## What is required
Identify the lines that contain the word "this" and copy each one.

## Given data
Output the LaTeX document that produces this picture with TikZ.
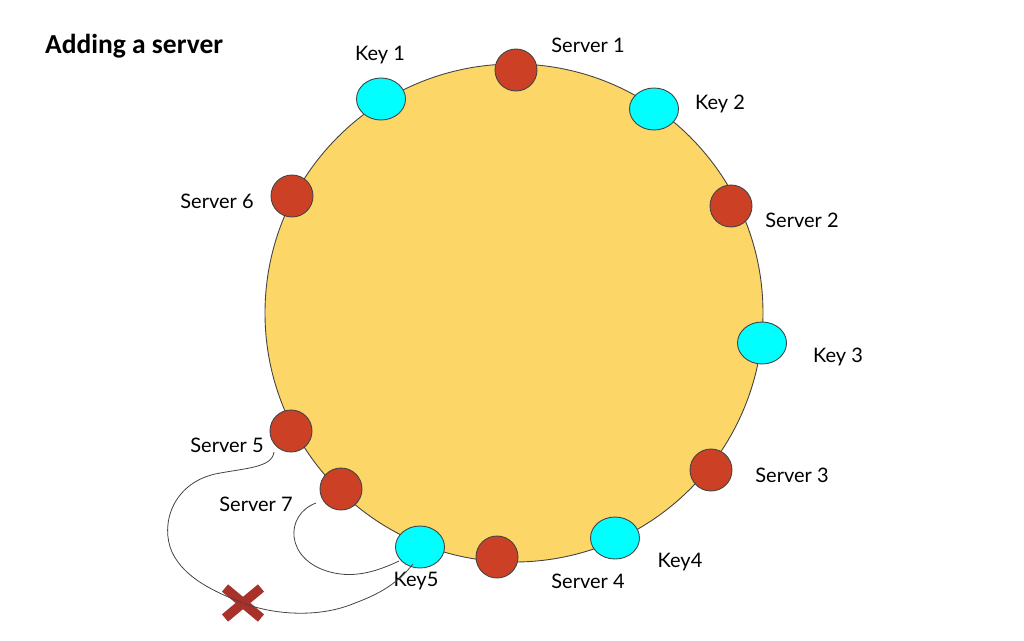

* * *

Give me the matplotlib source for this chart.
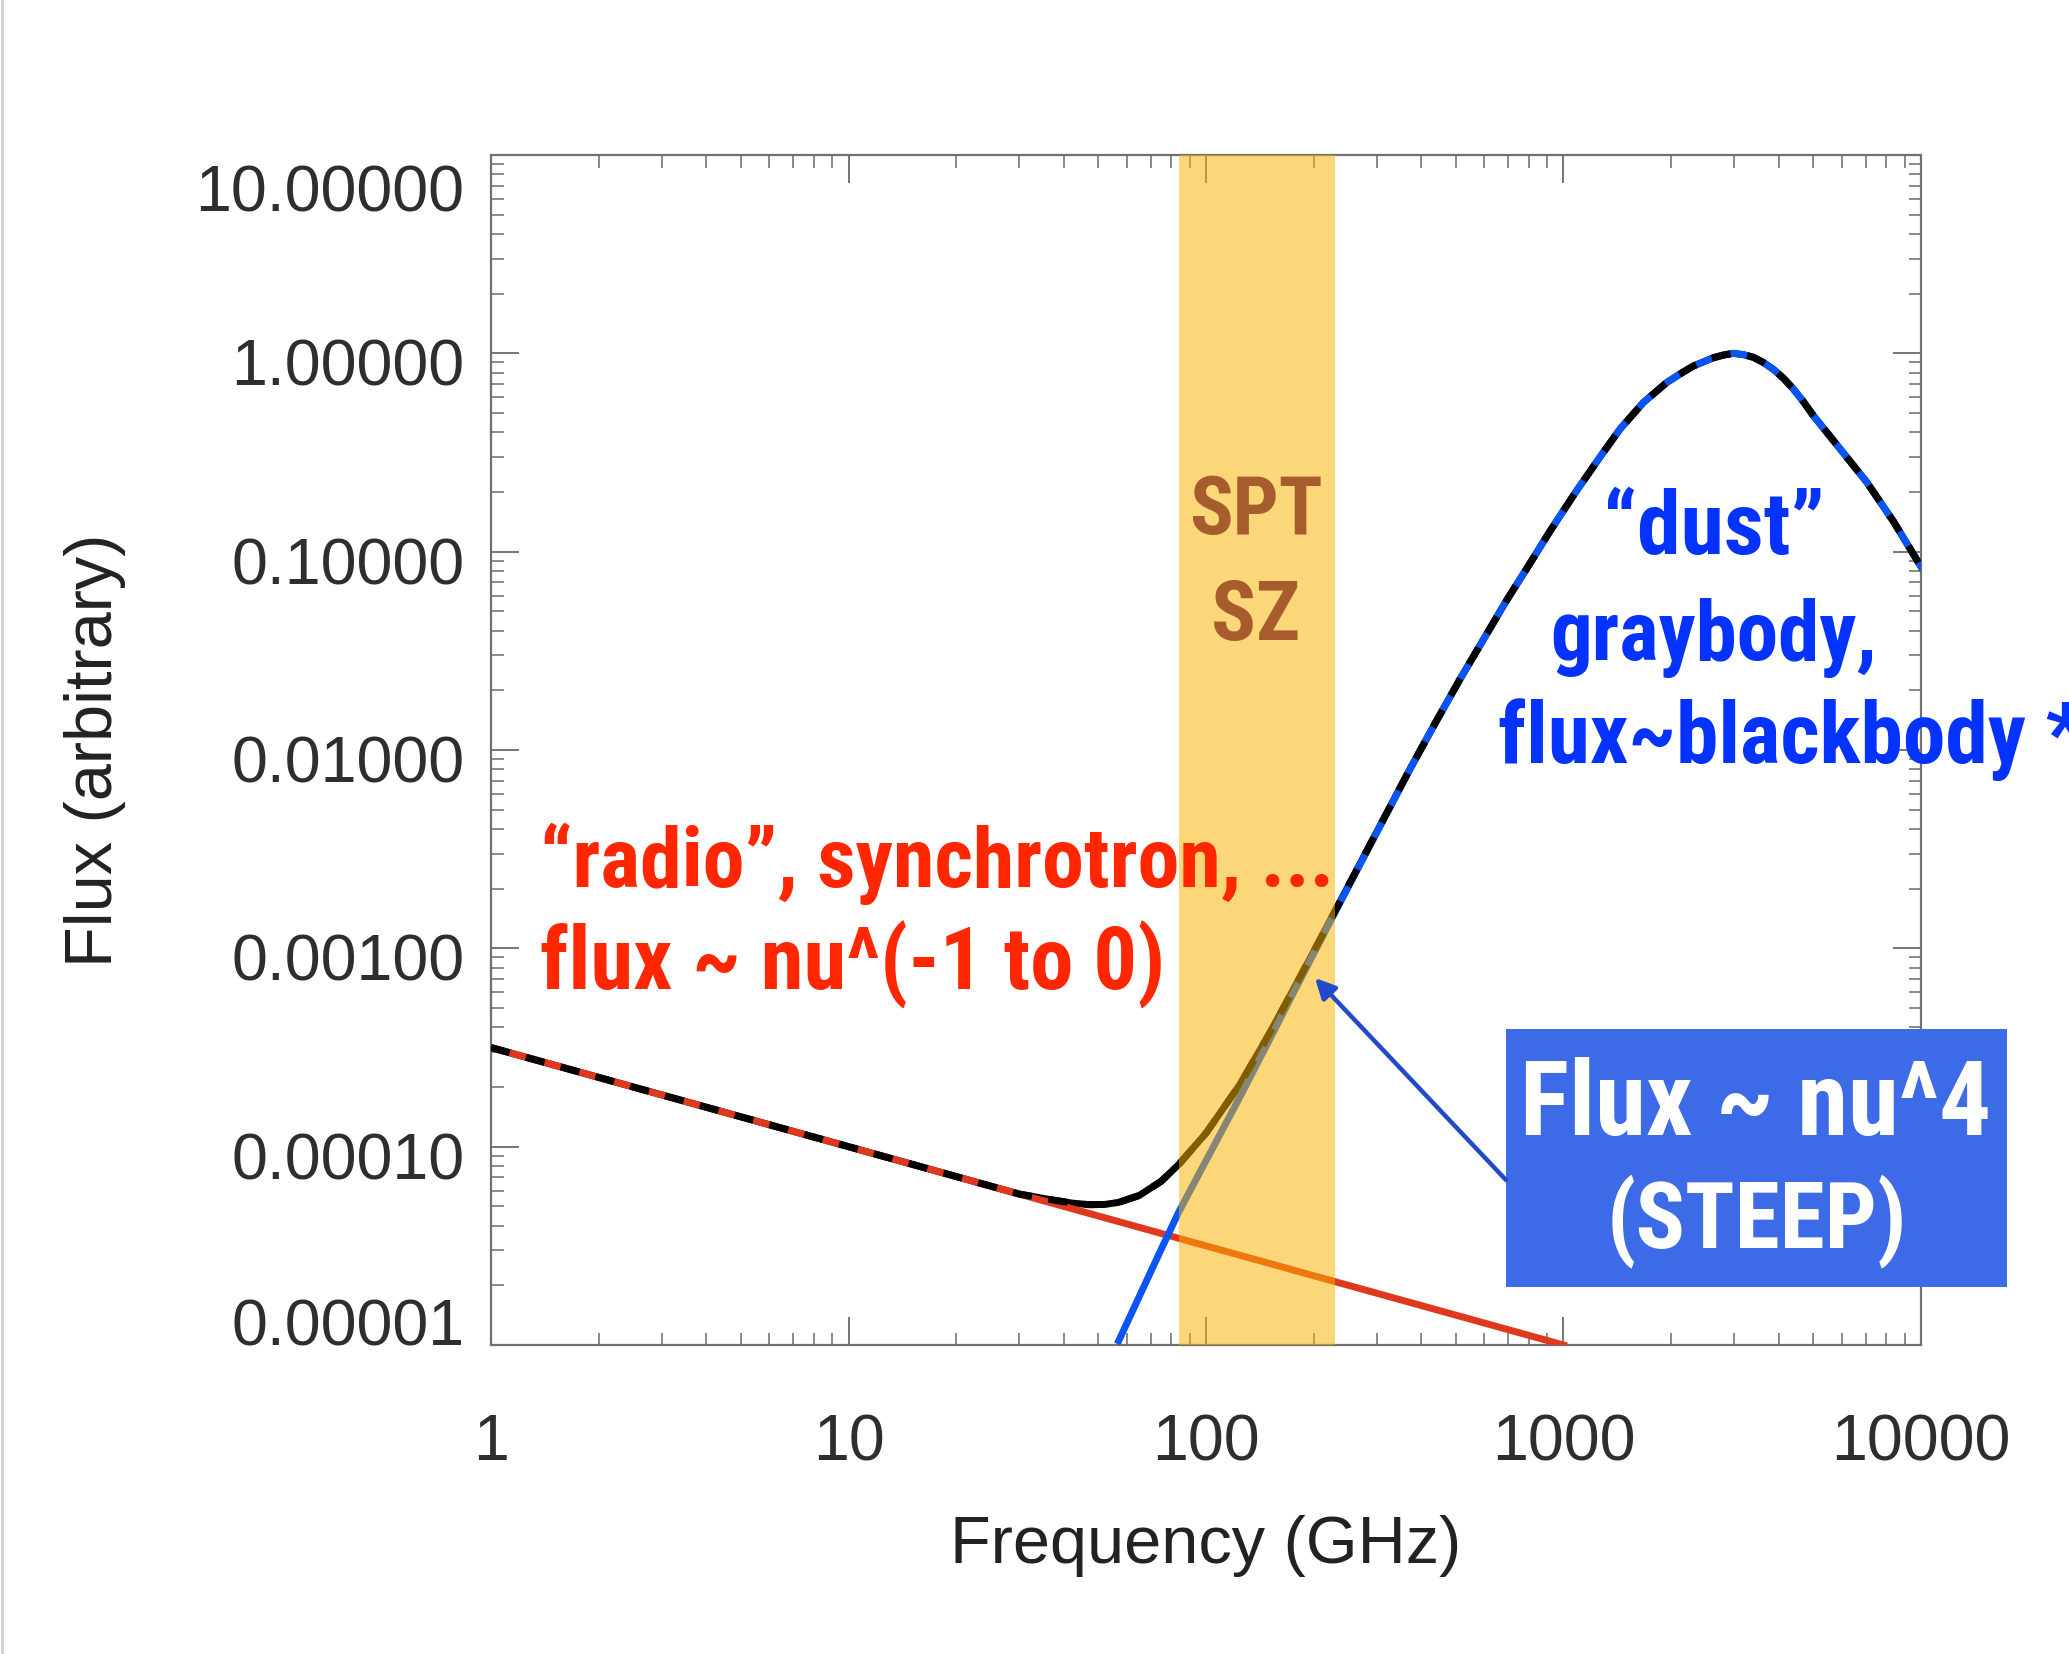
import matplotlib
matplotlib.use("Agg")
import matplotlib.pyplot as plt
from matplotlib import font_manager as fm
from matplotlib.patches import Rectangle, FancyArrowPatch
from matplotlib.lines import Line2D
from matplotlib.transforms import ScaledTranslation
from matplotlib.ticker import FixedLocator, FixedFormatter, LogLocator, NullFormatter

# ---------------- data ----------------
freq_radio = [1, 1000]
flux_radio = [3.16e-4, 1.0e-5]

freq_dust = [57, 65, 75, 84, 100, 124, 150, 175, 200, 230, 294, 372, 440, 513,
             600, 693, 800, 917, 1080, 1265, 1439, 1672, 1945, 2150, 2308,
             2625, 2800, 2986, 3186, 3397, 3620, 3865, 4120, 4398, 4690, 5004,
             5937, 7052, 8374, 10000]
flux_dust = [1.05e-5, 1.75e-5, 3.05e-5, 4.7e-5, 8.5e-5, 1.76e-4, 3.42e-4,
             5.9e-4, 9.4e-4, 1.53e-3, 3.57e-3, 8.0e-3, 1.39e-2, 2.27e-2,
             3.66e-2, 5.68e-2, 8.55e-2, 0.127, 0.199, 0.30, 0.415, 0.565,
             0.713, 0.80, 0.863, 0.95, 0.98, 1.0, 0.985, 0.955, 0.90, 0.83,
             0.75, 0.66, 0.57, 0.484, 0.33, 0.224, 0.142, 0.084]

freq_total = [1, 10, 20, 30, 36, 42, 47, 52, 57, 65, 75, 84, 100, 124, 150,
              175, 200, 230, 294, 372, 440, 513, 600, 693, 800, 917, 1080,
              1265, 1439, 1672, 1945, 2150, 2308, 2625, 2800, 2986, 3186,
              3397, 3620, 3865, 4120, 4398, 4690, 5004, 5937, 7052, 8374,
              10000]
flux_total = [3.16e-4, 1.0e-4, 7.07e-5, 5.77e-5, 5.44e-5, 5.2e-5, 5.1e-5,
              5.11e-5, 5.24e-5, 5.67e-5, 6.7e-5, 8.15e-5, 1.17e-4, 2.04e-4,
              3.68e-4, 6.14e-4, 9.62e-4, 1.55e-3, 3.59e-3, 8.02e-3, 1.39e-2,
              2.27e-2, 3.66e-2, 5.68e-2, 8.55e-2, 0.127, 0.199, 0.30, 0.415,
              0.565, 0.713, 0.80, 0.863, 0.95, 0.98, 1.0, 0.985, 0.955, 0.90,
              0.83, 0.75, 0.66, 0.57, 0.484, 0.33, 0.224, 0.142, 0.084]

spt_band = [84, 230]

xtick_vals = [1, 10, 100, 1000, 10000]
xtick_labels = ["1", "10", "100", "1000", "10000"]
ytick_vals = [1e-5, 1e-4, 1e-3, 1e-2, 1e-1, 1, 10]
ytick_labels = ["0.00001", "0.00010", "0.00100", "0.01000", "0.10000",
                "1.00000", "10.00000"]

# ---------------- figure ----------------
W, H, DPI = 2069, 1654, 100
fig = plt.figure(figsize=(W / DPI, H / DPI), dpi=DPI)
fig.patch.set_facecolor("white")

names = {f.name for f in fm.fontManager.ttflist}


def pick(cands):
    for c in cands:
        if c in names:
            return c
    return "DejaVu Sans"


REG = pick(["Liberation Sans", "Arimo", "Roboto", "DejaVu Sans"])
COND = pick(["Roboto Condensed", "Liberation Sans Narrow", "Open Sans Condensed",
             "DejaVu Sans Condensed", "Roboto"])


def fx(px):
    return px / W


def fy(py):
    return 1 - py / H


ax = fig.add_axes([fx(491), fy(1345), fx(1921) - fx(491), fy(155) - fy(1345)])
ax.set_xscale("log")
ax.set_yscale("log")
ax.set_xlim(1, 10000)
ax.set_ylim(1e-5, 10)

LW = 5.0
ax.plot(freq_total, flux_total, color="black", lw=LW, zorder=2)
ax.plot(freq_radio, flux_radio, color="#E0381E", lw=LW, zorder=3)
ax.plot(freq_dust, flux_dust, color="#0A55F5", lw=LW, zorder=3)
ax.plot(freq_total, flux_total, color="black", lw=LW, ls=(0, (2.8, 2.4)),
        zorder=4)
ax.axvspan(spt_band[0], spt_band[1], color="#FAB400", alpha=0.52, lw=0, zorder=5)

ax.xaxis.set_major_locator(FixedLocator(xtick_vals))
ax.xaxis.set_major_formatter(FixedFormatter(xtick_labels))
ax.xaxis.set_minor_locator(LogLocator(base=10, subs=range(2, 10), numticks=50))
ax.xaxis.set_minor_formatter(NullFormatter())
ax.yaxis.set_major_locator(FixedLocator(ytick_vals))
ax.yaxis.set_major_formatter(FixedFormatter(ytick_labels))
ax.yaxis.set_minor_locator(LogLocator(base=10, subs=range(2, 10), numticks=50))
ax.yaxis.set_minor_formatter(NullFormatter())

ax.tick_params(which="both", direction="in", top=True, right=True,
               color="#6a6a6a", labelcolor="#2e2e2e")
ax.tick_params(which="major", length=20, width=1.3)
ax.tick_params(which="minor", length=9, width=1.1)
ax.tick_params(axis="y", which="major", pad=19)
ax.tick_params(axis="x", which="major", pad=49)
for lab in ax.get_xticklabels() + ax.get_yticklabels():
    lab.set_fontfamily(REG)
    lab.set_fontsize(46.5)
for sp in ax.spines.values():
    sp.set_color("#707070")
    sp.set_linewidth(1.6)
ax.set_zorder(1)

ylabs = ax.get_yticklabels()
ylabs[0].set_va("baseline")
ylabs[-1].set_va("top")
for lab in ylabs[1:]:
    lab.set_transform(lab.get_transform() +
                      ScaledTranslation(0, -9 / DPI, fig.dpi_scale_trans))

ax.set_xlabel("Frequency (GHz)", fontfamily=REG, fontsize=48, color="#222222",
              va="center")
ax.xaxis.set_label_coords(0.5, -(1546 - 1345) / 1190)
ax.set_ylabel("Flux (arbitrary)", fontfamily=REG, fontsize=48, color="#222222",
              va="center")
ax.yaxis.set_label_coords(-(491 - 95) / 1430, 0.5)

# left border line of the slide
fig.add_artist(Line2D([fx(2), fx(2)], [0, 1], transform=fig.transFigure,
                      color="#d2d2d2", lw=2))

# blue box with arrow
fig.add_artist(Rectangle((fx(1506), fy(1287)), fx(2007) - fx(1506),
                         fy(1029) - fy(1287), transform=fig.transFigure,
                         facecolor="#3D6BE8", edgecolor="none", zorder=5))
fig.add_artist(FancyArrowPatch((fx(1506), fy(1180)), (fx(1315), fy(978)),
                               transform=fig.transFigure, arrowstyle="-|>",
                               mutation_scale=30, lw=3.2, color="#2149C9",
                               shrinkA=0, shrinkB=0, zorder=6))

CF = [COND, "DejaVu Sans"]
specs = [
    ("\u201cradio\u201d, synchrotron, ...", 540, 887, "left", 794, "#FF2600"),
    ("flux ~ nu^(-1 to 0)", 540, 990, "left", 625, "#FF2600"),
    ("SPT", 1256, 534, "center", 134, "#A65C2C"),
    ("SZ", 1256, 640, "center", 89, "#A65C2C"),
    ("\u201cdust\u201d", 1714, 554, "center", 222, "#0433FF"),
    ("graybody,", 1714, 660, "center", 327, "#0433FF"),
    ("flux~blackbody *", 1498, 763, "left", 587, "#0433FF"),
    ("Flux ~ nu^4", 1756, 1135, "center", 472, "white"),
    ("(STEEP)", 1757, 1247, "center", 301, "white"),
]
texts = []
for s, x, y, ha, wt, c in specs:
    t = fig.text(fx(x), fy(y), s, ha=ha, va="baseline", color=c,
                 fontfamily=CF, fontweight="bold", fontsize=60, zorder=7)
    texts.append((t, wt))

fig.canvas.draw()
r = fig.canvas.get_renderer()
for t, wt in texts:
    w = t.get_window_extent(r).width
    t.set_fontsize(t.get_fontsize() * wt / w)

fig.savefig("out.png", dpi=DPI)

## Result below
Output the LaTeX document that produces this picture with TikZ.
Give me the matplotlib source for this chart.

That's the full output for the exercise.